Every small business owner has been there. A new client says yes, a vendor agrees to terms, and the deal stalls because nobody has a contract ready. The founder either spends hours searching for a template online or pays a lawyer $500 to $2,000 to draft something from scratch. Both options are slow, and neither scales when you are signing multiple agreements every month.
AI is changing that. Contract drafting tools now generate professional, legally sound agreements in minutes instead of days.
Why Contract Drafting Is a Problem for Small Businesses
Large companies have legal departments with approved templates. Small businesses have none of that. The founder is the legal department, the procurement team, and the contract reviewer all at once. Every new contract starts from a blank page or a random online template, which rarely accounts for the protections a particular business actually needs.
How AI Contract Drafting Actually Works
AI contract drafting tools combine pre-approved templates, clause libraries, and natural language generation to produce a first draft based on the inputs you provide. The process covers four key steps: starting from structured templates instead of blank pages, pulling in pre-approved clauses automatically, flagging missing or risky language, and learning from your past agreements over time. For a detailed walkthrough of how AI contract drafting works under the hood, including clause libraries and compliance enforcement, HyperStart has published a comprehensive guide worth reading.
Instead of opening a blank document, you select the type of agreement you need. The AI pulls up a structured template, you fill in the variables through a simple form, and the first draft is assembled in minutes. The tool uses a clause library filled with pre-approved legal language, so when the contract needs an indemnity or termination clause, it pulls the version your legal advisor has already reviewed.

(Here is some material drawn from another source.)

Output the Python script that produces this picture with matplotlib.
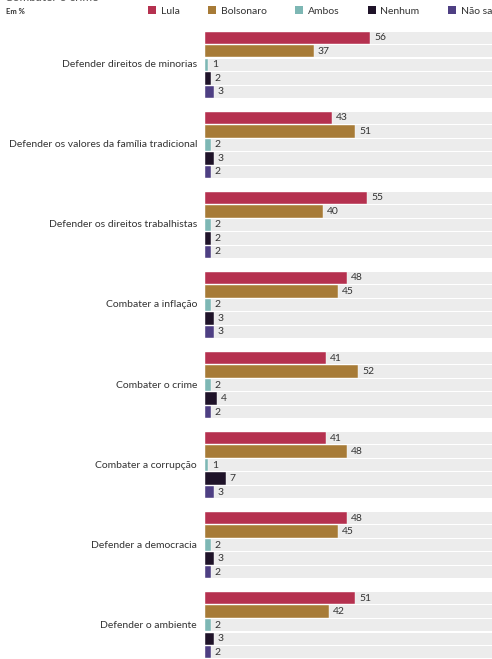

Before the draft is finalized, the AI scans it for gaps. Missing a limitation of liability clause? Payment schedule unclear? Governing law not specified? The tool flags it so you can fix it before the contract goes out. For founders who are not lawyers, this acts as a safety net that catches the gaps you would not think to look for.
Where Small Businesses See the Biggest Benefits
Speed. A contract that used to take two days now takes 15 minutes. Sales teams close deals faster because the contract is ready before the prospect's enthusiasm cools. Vendor relationships start sooner. Founders spend their time on the business instead of on paperwork.
Cost. AI does not replace lawyers entirely, but it dramatically reduces how often you need one. For standard agreements like NDAs, vendor contracts, and freelancer agreements, the AI handles the first draft. You only call a lawyer for complex or high-stakes deals. For a business that was spending $500 to $1,500 per contract on outside legal fees, the savings add up fast.
Consistency. When contracts are drafted manually by different people using different templates, the result is inconsistency. One client gets 30-day payment terms while another gets 45. AI drafting solves this by enforcing a single standard. Every contract of the same type uses the same approved template, the same clause library, and the same terms.
How to Get Started
Getting started does not require a large investment. Most small businesses need three steps. First, gather your existing contracts, even if they are messy. They give the AI a starting point. Second, set up three to five core templates covering your most common agreement types: client services, vendor, NDA, and freelancer contracts. Third, work with a lawyer once to review and approve a set of standard clauses. This one-time investment pays for itself many times over, because once the approved clauses are in the system, you do not need to involve a lawyer again for standard agreements.
The Bigger Picture
Contract drafting is one of those tasks small business owners never planned to spend time on but end up doing constantly. AI does not turn founders into lawyers. What it does is remove the drafting bottleneck so contracts get done quickly, professionally, and consistently. For small businesses that are growing and signing more agreements every month, that is not a luxury. It is a competitive advantage.